↓↓↓

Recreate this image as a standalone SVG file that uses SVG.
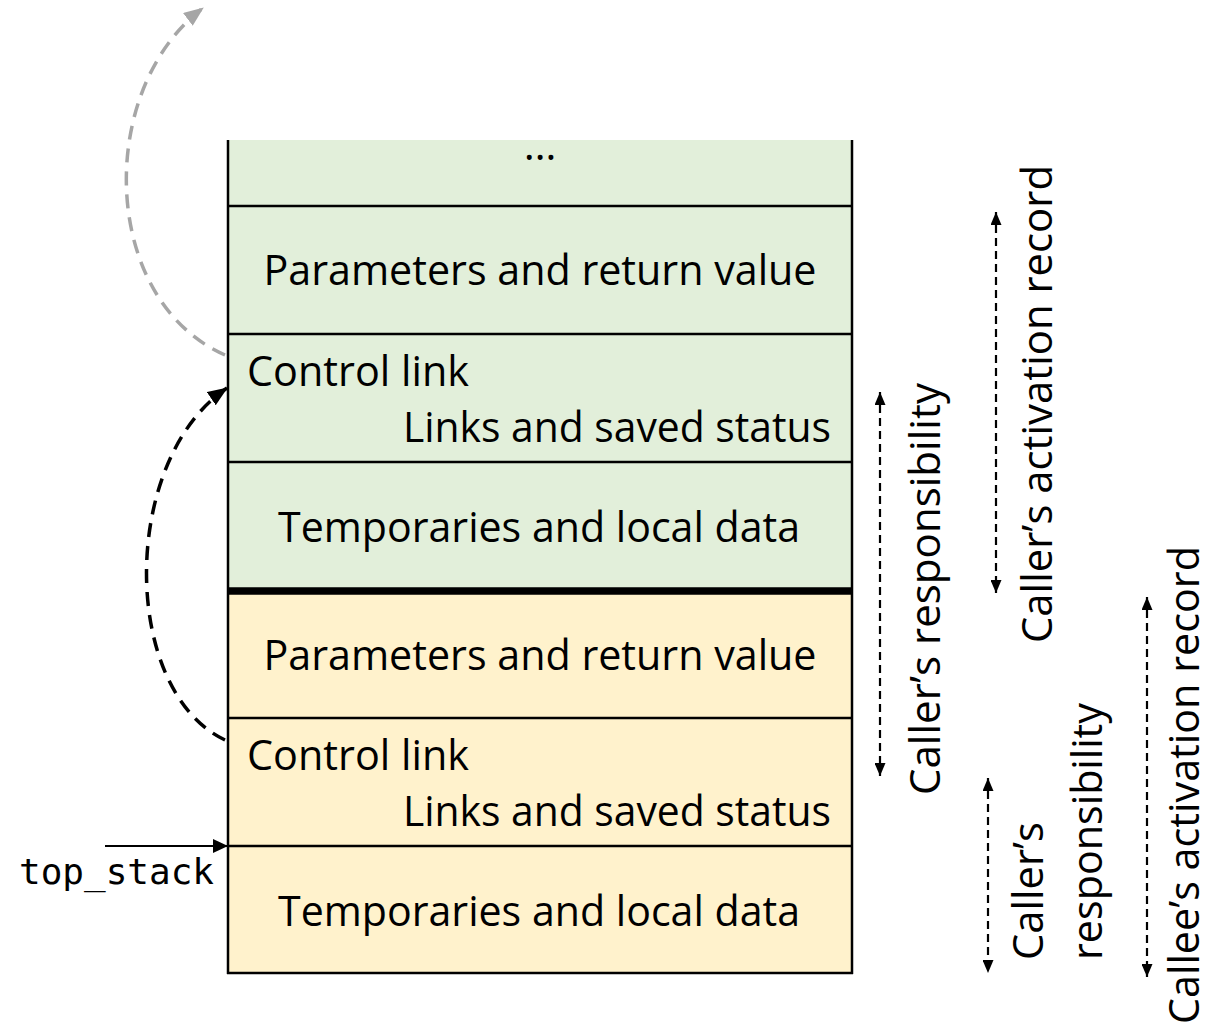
<svg xmlns="http://www.w3.org/2000/svg" width="1211" height="1029" viewBox="0 0 1211 1029">
  <style>
    .lbl { font-family: "Open Sans", "Noto Sans", "Liberation Sans", sans-serif; font-size: 42px; fill: #000; }
    .mono { font-family: "DejaVu Sans Mono", "Liberation Mono", monospace; font-size: 36px; fill: #000; }
    .rule { stroke: #000; stroke-width: 2.5; fill: none; }
    .span { stroke: #000; stroke-width: 2.2; stroke-dasharray: 8 5; fill: none; }
    .link { stroke: #000; stroke-width: 3.5; stroke-dasharray: 14 9; fill: none; }
    .link-up { stroke: #A6A6A6; stroke-width: 3.5; stroke-dasharray: 14 9; fill: none; }
  </style>
  <defs>
    <marker id="tip" markerUnits="userSpaceOnUse" markerWidth="13" markerHeight="11" refX="13" refY="5.5" orient="auto-start-reverse">
      <path d="M0,0 L13,5.5 L0,11 z" fill="#000"/>
    </marker>
    <marker id="head" markerUnits="userSpaceOnUse" markerWidth="20" markerHeight="16" refX="19" refY="8" orient="auto">
      <path d="M0,0 L20,8 L0,16 z" fill="#000"/>
    </marker>
    <marker id="head-grey" markerUnits="userSpaceOnUse" markerWidth="20" markerHeight="16" refX="19" refY="8" orient="auto">
      <path d="M0,0 L20,8 L0,16 z" fill="#A6A6A6"/>
    </marker>
    <marker id="ptr" markerUnits="userSpaceOnUse" markerWidth="15" markerHeight="14" refX="15" refY="7" orient="auto">
      <path d="M0,0 L15,7 L0,14 z" fill="#000"/>
    </marker>
  </defs>

  <!-- caller's activation record (green) -->
  <g id="caller-record">
    <rect x="228" y="140" width="624" height="451" fill="#E2EFDA"/>
    <g id="caller-more">
      <text class="lbl" x="540" y="160" text-anchor="middle">…</text>
    </g>
    <g id="caller-params">
      <text class="lbl" x="540" y="285" text-anchor="middle" textLength="553" lengthAdjust="spacingAndGlyphs">Parameters and return value</text>
    </g>
    <g id="caller-links">
      <text class="lbl" x="247" y="386" textLength="222" lengthAdjust="spacingAndGlyphs">Control link</text>
      <text class="lbl" x="831" y="442" text-anchor="end" textLength="428" lengthAdjust="spacingAndGlyphs">Links and saved status</text>
    </g>
    <g id="caller-locals">
      <text class="lbl" x="539" y="542" text-anchor="middle" textLength="522" lengthAdjust="spacingAndGlyphs">Temporaries and local data</text>
    </g>
  </g>

  <!-- callee's activation record (yellow) -->
  <g id="callee-record">
    <rect x="228" y="591" width="624" height="382" fill="#FFF2CC"/>
    <g id="callee-params">
      <text class="lbl" x="540" y="670" text-anchor="middle" textLength="553" lengthAdjust="spacingAndGlyphs">Parameters and return value</text>
    </g>
    <g id="callee-links">
      <text class="lbl" x="247" y="770" textLength="222" lengthAdjust="spacingAndGlyphs">Control link</text>
      <text class="lbl" x="831" y="826" text-anchor="end" textLength="428" lengthAdjust="spacingAndGlyphs">Links and saved status</text>
    </g>
    <g id="callee-locals">
      <text class="lbl" x="539" y="926" text-anchor="middle" textLength="522" lengthAdjust="spacingAndGlyphs">Temporaries and local data</text>
    </g>
  </g>

  <!-- stack frame outlines -->
  <g id="frame">
    <line class="rule" x1="228" y1="140" x2="228" y2="974"/>
    <line class="rule" x1="852" y1="140" x2="852" y2="974"/>
    <line class="rule" x1="227" y1="206" x2="853" y2="206"/>
    <line class="rule" x1="227" y1="334" x2="853" y2="334"/>
    <line class="rule" x1="227" y1="462" x2="853" y2="462"/>
    <line x1="227" y1="591" x2="853" y2="591" stroke="#000" stroke-width="7.5"/>
    <line class="rule" x1="227" y1="718" x2="853" y2="718"/>
    <line class="rule" x1="227" y1="846" x2="853" y2="846"/>
    <line class="rule" x1="227" y1="973" x2="853" y2="973"/>
  </g>

  <!-- stack pointer -->
  <g id="top-stack">
    <text class="mono" x="19" y="884" textLength="195" lengthAdjust="spacingAndGlyphs">top_stack</text>
  </g>

  <!-- side labels -->
  <g id="label-caller-resp">
    <text class="lbl" transform="translate(940,795) rotate(-90)" textLength="412" lengthAdjust="spacingAndGlyphs">Caller’s responsibility</text>
  </g>
  <g id="label-caller-record">
    <text class="lbl" transform="translate(1052,643) rotate(-90)" textLength="478" lengthAdjust="spacingAndGlyphs">Caller’s activation record</text>
  </g>
  <g id="label-callee-resp">
    <text class="lbl" transform="translate(1043,960) rotate(-90)" textLength="138" lengthAdjust="spacingAndGlyphs">Caller’s</text>
    <text class="lbl" transform="translate(1102,960) rotate(-90)" textLength="257" lengthAdjust="spacingAndGlyphs">responsibility</text>
  </g>
  <g id="label-callee-record">
    <text class="lbl" transform="translate(1199,1024) rotate(-90)" textLength="478" lengthAdjust="spacingAndGlyphs">Callee’s activation record</text>
  </g>

  <!-- connectors -->
  <g id="connectors">
    <path class="link-up" d="M225,355 C100,300 95,90 203,8" marker-end="url(#head-grey)"/>
    <path class="link" d="M225,740 C120,690 120,460 227,388" marker-end="url(#head)"/>
    <line x1="105" y1="846" x2="228" y2="846" stroke="#000" stroke-width="2" marker-end="url(#ptr)"/>
    <line class="span" x1="880" y1="392" x2="880" y2="776" marker-start="url(#tip)" marker-end="url(#tip)"/>
    <line class="span" x1="996" y1="212" x2="996" y2="593" marker-start="url(#tip)" marker-end="url(#tip)"/>
    <line class="span" x1="988" y1="778" x2="988" y2="973" marker-start="url(#tip)" marker-end="url(#tip)"/>
    <line class="span" x1="1147" y1="597" x2="1147" y2="977" marker-start="url(#tip)" marker-end="url(#tip)"/>
  </g>
</svg>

↑↑↑

Write out again every line above exactly as given; the pictures do not belong in the copy.

Recreate this image as a standalone SVG file that uses SVG.
<svg xmlns="http://www.w3.org/2000/svg" width="1211" height="1029" viewBox="0 0 1211 1029">
  <style>
    .lbl { font-family: "Open Sans", "Noto Sans", "Liberation Sans", sans-serif; font-size: 42px; fill: #000; }
    .mono { font-family: "DejaVu Sans Mono", "Liberation Mono", monospace; font-size: 36px; fill: #000; }
    .rule { stroke: #000; stroke-width: 2.5; fill: none; }
    .span { stroke: #000; stroke-width: 2.2; stroke-dasharray: 8 5; fill: none; }
    .link { stroke: #000; stroke-width: 3.5; stroke-dasharray: 14 9; fill: none; }
    .link-up { stroke: #A6A6A6; stroke-width: 3.5; stroke-dasharray: 14 9; fill: none; }
  </style>
  <defs>
    <marker id="tip" markerUnits="userSpaceOnUse" markerWidth="13" markerHeight="11" refX="13" refY="5.5" orient="auto-start-reverse">
      <path d="M0,0 L13,5.5 L0,11 z" fill="#000"/>
    </marker>
    <marker id="head" markerUnits="userSpaceOnUse" markerWidth="20" markerHeight="16" refX="19" refY="8" orient="auto">
      <path d="M0,0 L20,8 L0,16 z" fill="#000"/>
    </marker>
    <marker id="head-grey" markerUnits="userSpaceOnUse" markerWidth="20" markerHeight="16" refX="19" refY="8" orient="auto">
      <path d="M0,0 L20,8 L0,16 z" fill="#A6A6A6"/>
    </marker>
    <marker id="ptr" markerUnits="userSpaceOnUse" markerWidth="15" markerHeight="14" refX="15" refY="7" orient="auto">
      <path d="M0,0 L15,7 L0,14 z" fill="#000"/>
    </marker>
  </defs>

  <!-- caller's activation record (green) -->
  <g id="caller-record">
    <rect x="228" y="140" width="624" height="451" fill="#E2EFDA"/>
    <g id="caller-more">
      <text class="lbl" x="540" y="160" text-anchor="middle">…</text>
    </g>
    <g id="caller-params">
      <text class="lbl" x="540" y="285" text-anchor="middle" textLength="553" lengthAdjust="spacingAndGlyphs">Parameters and return value</text>
    </g>
    <g id="caller-links">
      <text class="lbl" x="247" y="386" textLength="222" lengthAdjust="spacingAndGlyphs">Control link</text>
      <text class="lbl" x="831" y="442" text-anchor="end" textLength="428" lengthAdjust="spacingAndGlyphs">Links and saved status</text>
    </g>
    <g id="caller-locals">
      <text class="lbl" x="539" y="542" text-anchor="middle" textLength="522" lengthAdjust="spacingAndGlyphs">Temporaries and local data</text>
    </g>
  </g>

  <!-- callee's activation record (yellow) -->
  <g id="callee-record">
    <rect x="228" y="591" width="624" height="382" fill="#FFF2CC"/>
    <g id="callee-params">
      <text class="lbl" x="540" y="670" text-anchor="middle" textLength="553" lengthAdjust="spacingAndGlyphs">Parameters and return value</text>
    </g>
    <g id="callee-links">
      <text class="lbl" x="247" y="770" textLength="222" lengthAdjust="spacingAndGlyphs">Control link</text>
      <text class="lbl" x="831" y="826" text-anchor="end" textLength="428" lengthAdjust="spacingAndGlyphs">Links and saved status</text>
    </g>
    <g id="callee-locals">
      <text class="lbl" x="539" y="926" text-anchor="middle" textLength="522" lengthAdjust="spacingAndGlyphs">Temporaries and local data</text>
    </g>
  </g>

  <!-- stack frame outlines -->
  <g id="frame">
    <line class="rule" x1="228" y1="140" x2="228" y2="974"/>
    <line class="rule" x1="852" y1="140" x2="852" y2="974"/>
    <line class="rule" x1="227" y1="206" x2="853" y2="206"/>
    <line class="rule" x1="227" y1="334" x2="853" y2="334"/>
    <line class="rule" x1="227" y1="462" x2="853" y2="462"/>
    <line x1="227" y1="591" x2="853" y2="591" stroke="#000" stroke-width="7.5"/>
    <line class="rule" x1="227" y1="718" x2="853" y2="718"/>
    <line class="rule" x1="227" y1="846" x2="853" y2="846"/>
    <line class="rule" x1="227" y1="973" x2="853" y2="973"/>
  </g>

  <!-- stack pointer -->
  <g id="top-stack">
    <text class="mono" x="19" y="884" textLength="195" lengthAdjust="spacingAndGlyphs">top_stack</text>
  </g>

  <!-- side labels -->
  <g id="label-caller-resp">
    <text class="lbl" transform="translate(940,795) rotate(-90)" textLength="412" lengthAdjust="spacingAndGlyphs">Caller’s responsibility</text>
  </g>
  <g id="label-caller-record">
    <text class="lbl" transform="translate(1052,643) rotate(-90)" textLength="478" lengthAdjust="spacingAndGlyphs">Caller’s activation record</text>
  </g>
  <g id="label-callee-resp">
    <text class="lbl" transform="translate(1043,960) rotate(-90)" textLength="138" lengthAdjust="spacingAndGlyphs">Caller’s</text>
    <text class="lbl" transform="translate(1102,960) rotate(-90)" textLength="257" lengthAdjust="spacingAndGlyphs">responsibility</text>
  </g>
  <g id="label-callee-record">
    <text class="lbl" transform="translate(1199,1024) rotate(-90)" textLength="478" lengthAdjust="spacingAndGlyphs">Callee’s activation record</text>
  </g>

  <!-- connectors -->
  <g id="connectors">
    <path class="link-up" d="M225,355 C100,300 95,90 203,8" marker-end="url(#head-grey)"/>
    <path class="link" d="M225,740 C120,690 120,460 227,388" marker-end="url(#head)"/>
    <line x1="105" y1="846" x2="228" y2="846" stroke="#000" stroke-width="2" marker-end="url(#ptr)"/>
    <line class="span" x1="880" y1="392" x2="880" y2="776" marker-start="url(#tip)" marker-end="url(#tip)"/>
    <line class="span" x1="996" y1="212" x2="996" y2="593" marker-start="url(#tip)" marker-end="url(#tip)"/>
    <line class="span" x1="988" y1="778" x2="988" y2="973" marker-start="url(#tip)" marker-end="url(#tip)"/>
    <line class="span" x1="1147" y1="597" x2="1147" y2="977" marker-start="url(#tip)" marker-end="url(#tip)"/>
  </g>
</svg>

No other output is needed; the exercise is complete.